***Disclaimer: I don’t sugar-coat much in my life (aside from my coffee and the occasional bowl of off-season strawberries). When my kids ask me what might be termed, “embarrassing questions”, I use real words to answer them. Otherwise, the way I see it, I am teaching them to feel shameful about their questions and themselves; poison for any child. If real words offend you, you should probably stop reading now. If not, you’ll want to read to the end. And for those of you who have been there/done that already with your own kids, you could have warned me.***
A few nights ago, I was snuggling in bed with my six year old when she became chatty about everything from the books she’s been reading (Magic Tree House) to why women weren’t allowed in the Olympics and what kind of rocket ship she would build to go into space. All great stuff, but at 10:15pm I’m thinking, “For God’s sake, child. Just pass out already.” I was dangling off the cliff of consciousness when she lays this zinger on me:
“Mom, how does the sperm get to the egg if they’re in two separate bodies?”

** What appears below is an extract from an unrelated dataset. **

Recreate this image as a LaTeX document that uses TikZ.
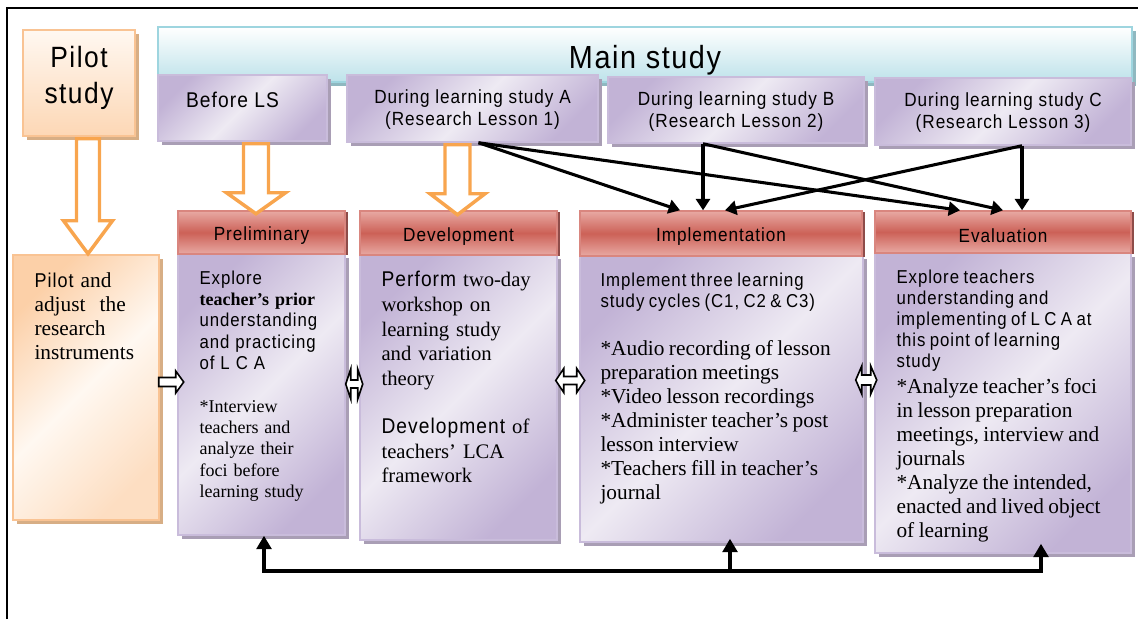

Yep, just like that. I quickly jerked myself back from the edge of consciousness and felt the air leave my lungs for a minute. I had imagined the whole “where do babies come from” question would slip out from the back seat during a drive home from school one day or maybe during a quiet moment over a “just girls” lunch when she was at least ten. Nope – it smacked me in the face. In the dark. On a school night. When Genevieve was only six.

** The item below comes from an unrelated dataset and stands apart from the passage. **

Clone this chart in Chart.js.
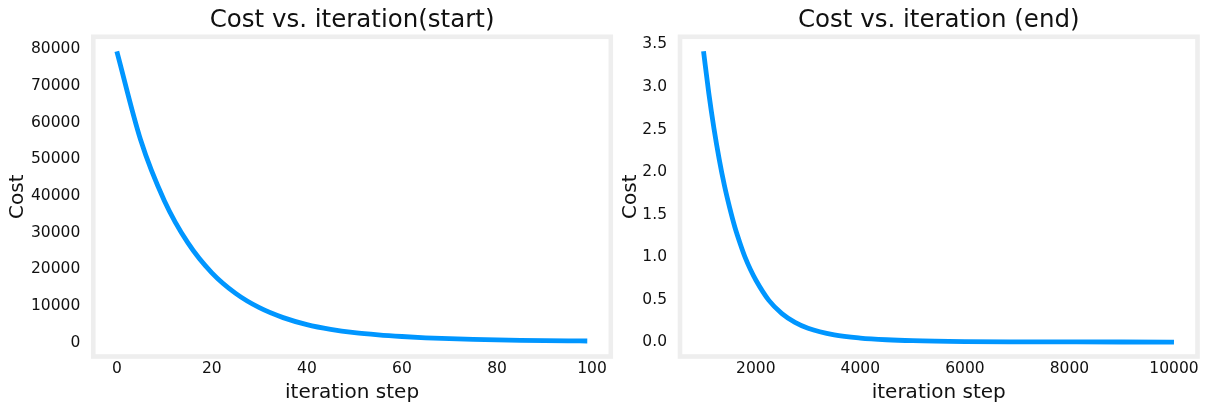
<!DOCTYPE html>
<html>
<head>
<meta charset="utf-8">
<script src="https://cdn.jsdelivr.net/npm/chart.js@4.4.1/dist/chart.umd.min.js"></script>
<style>
  html, body { margin: 0; padding: 0; background: #fff; }
  .panel { position: absolute; top: 0; height: 411px; }
</style>
</head>
<body>
<div class="panel" style="left:0;width:615px"><canvas id="startChart"></canvas></div>
<div class="panel" style="left:615px;width:596px"><canvas id="endChart"></canvas></div>
<script>
// cost history, first 100 iterations
const startIters = [0, 5, 10, 15, 20, 25, 30, 35, 40, 45, 50, 55, 60, 65, 70, 75, 80, 85, 90, 95, 99];
const startCost = [79400, 55300, 38700, 27100, 19000, 13400, 9500, 6800, 4900, 3600, 2700,
                   2100, 1650, 1300, 1050, 860, 720, 610, 530, 470, 430];

// cost history, iteration 1000 onwards
const endIters = [1000, 1100, 1200, 1300, 1400, 1500, 1600, 1700, 1800, 1900, 2000, 2250,
                  2500, 2750, 3000, 3500, 4000, 4500, 5000, 6000, 7000, 8000, 9000, 10000];
const endCost = [3.42, 2.93, 2.51, 2.15, 1.84, 1.58, 1.35, 1.16, 0.99, 0.85, 0.73, 0.49,
                 0.335, 0.232, 0.163, 0.085, 0.047, 0.027, 0.016, 0.006, 0.0025, 0.001, 0.0005, 0.0002];

const startXTicks = [0, 20, 40, 60, 80, 100];
const startYTicks = [0, 10000, 20000, 30000, 40000, 50000, 60000, 70000, 80000];
const endXTicks = [2000, 4000, 6000, 8000, 10000];
const endYTicks = [0, 0.5, 1.0, 1.5, 2.0, 2.5, 3.0, 3.5];

const FONT = "'DejaVu Sans', sans-serif";
const INK = '#111';
const BLUE = '#0096ff';

// light grey box round the plot area (matplotlib style spines)
const frame = {
  id: 'frame',
  beforeDatasetsDraw(chart) {
    const { ctx, chartArea: a } = chart;
    ctx.save();
    ctx.strokeStyle = '#eeeeee';
    ctx.lineWidth = 4.6;
    ctx.strokeRect(a.left, a.top, a.right - a.left, a.bottom - a.top);
    ctx.restore();
  }
};

function costChart(id, cfg) {
  return new Chart(document.getElementById(id), {
    type: 'line',
    data: {
      datasets: [{
        data: cfg.xs.map((x, i) => ({ x: x, y: cfg.ys[i] })),
        borderColor: BLUE,
        borderWidth: 4.8,
        pointRadius: 0,
        tension: 0.4,
        cubicInterpolationMode: 'monotone',
        fill: false
      }]
    },
    options: {
      maintainAspectRatio: false,
      animation: false,
      layout: { padding: { left: 0, right: cfg.padRight, top: 0, bottom: 0 } },
      plugins: {
        legend: { display: false },
        tooltip: { enabled: false },
        title: {
          display: true,
          text: cfg.title,
          fullSize: false,
          color: INK,
          font: { family: FONT, size: 24.5, weight: 'normal' },
          padding: { top: 6, bottom: 1.4 }
        }
      },
      scales: {
        x: {
          type: 'linear',
          min: cfg.xMin, max: cfg.xMax,
          grid: { display: false },
          border: { display: false },
          afterBuildTicks: s => { s.ticks = cfg.xTicks.map(v => ({ value: v })); },
          afterFit: s => { s.height = 54.5; },
          ticks: {
            color: INK, font: { family: FONT, size: 15.5 },
            padding: -4.5, maxRotation: 0, autoSkip: false,
            callback: v => String(v)
          },
          title: {
            display: true, text: 'iteration step', color: INK,
            font: { family: FONT, size: 20 },
            padding: { top: 0, bottom: 5.8 }
          }
        },
        y: {
          min: cfg.yMin, max: cfg.yMax,
          grid: { display: false },
          border: { display: false },
          afterBuildTicks: s => { s.ticks = cfg.yTicks.map(v => ({ value: v })); },
          afterFit: s => { s.width = cfg.yWidth; },
          ticks: {
            color: INK, font: { family: FONT, size: 15.5 },
            padding: 5, autoSkip: false,
            callback: cfg.fmt
          },
          title: {
            display: true, text: 'Cost', color: INK,
            font: { family: FONT, size: 20 },
            padding: { top: cfg.yTitlePad, bottom: 0 }
          }
        }
      }
    },
    plugins: [frame]
  });
}

costChart('startChart', {
  title: 'Cost vs. iteration(start)',
  xs: startIters, ys: startCost,
  xTicks: startXTicks, yTicks: startYTicks,
  xMin: -4.95, xMax: 103.95, yMin: -3800, yMax: 83370,
  fmt: v => String(v),
  yWidth: 93.3, padRight: 4.2, yTitlePad: 5.5
});

costChart('endChart', {
  title: 'Cost vs. iteration (end)',
  xs: endIters, ys: endCost,
  xTicks: endXTicks, yTicks: endYTicks,
  xMin: 550, xMax: 10450, yMin: -0.17, yMax: 3.59,
  fmt: v => v.toFixed(1),
  yWidth: 65, padRight: 13.5, yTitlePad: 3.5
});
</script>
</body>
</html>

For about 4 seconds, I buried my face in my pillow and tried to stifle the irrepressible laugh that was erupting in my chest. I knew if she sensed my reaction, her double-wide door of uninhibited candor with me would be shut and dead-bolted on me forever. I took a breath.
Me: “Well, sweetie, what happens is the sperm comes out of the man’s penis. He has to put his penis inside a woman’s vagina for the sperm to find its way to the egg.”
This explanation was met with an excruciatingly long pause during which my face was unrecognizably contorted because I could see the words “sperm”, “penis” and “vagina” hanging in the air above our heads like conversation bubbles in a comic strip. I wished like mad I could have seen her inquisitive face in the dark trying to make sense of the information she had just received.
Then, logically, she asked:
“Can the woman feel the sperm trying to find the egg?”
At this point, I’m scolding myself, “Don’t laugh. Don’t do it. DO NOT MAKE A PEEP, ALLISON.” So, I reply:
“Oh nooooo, they are *super* small and swim *super* fast, so the woman doesn’t feel it. But really, honey, what’s important to know here is that this only happens when two parents reeeeeeally love each other……..and it only happens after they get married.”
Feeling as though I had responsibly fulfilled my parental duty and thrown in the whole, “wait until marriage” thing (haphazardly as it may have been), I thought surely this would be the end of questions for the evening. I mean, honestly – shouldn’t the melatonin I doped her up on have kicked in by now? Nope. Another, dare I say, pregnant pause and then:
“But how does the sperm get into the woman’s body if the people are wearing clothes?”
“Well, they’re not usually wearing clothes when this happens.”
“But, again – this happens when two parents really love each other and they are happy to share that kind of closeness…the kind that only happens when you’re married. And baby, I want you to know that I’m glad you’re asking me all kinds of questions. You can *always* ask me ANYTHING and I’ll always tell you the truth about EVERYTHING, so just always let me know if you have any questions. About anything. Ever.”
Even though I haven’t gotten into the important topics of IVF, donors or less traditional families, I’m feeling pretty good now, so I figure I’m gonna go ahead and make sure I put the Sex Talk badge on my parenting sash tomorrow and wear it all over town, but then after another long pause she has one last question:
“Hey Mom, I just want to know about how Darth Vader became Darth Vader again.”
And like any good mother who would rather not get into the messy details I say, “Well, your dad really knows more about that than I do. Let’s ask him in the morning.”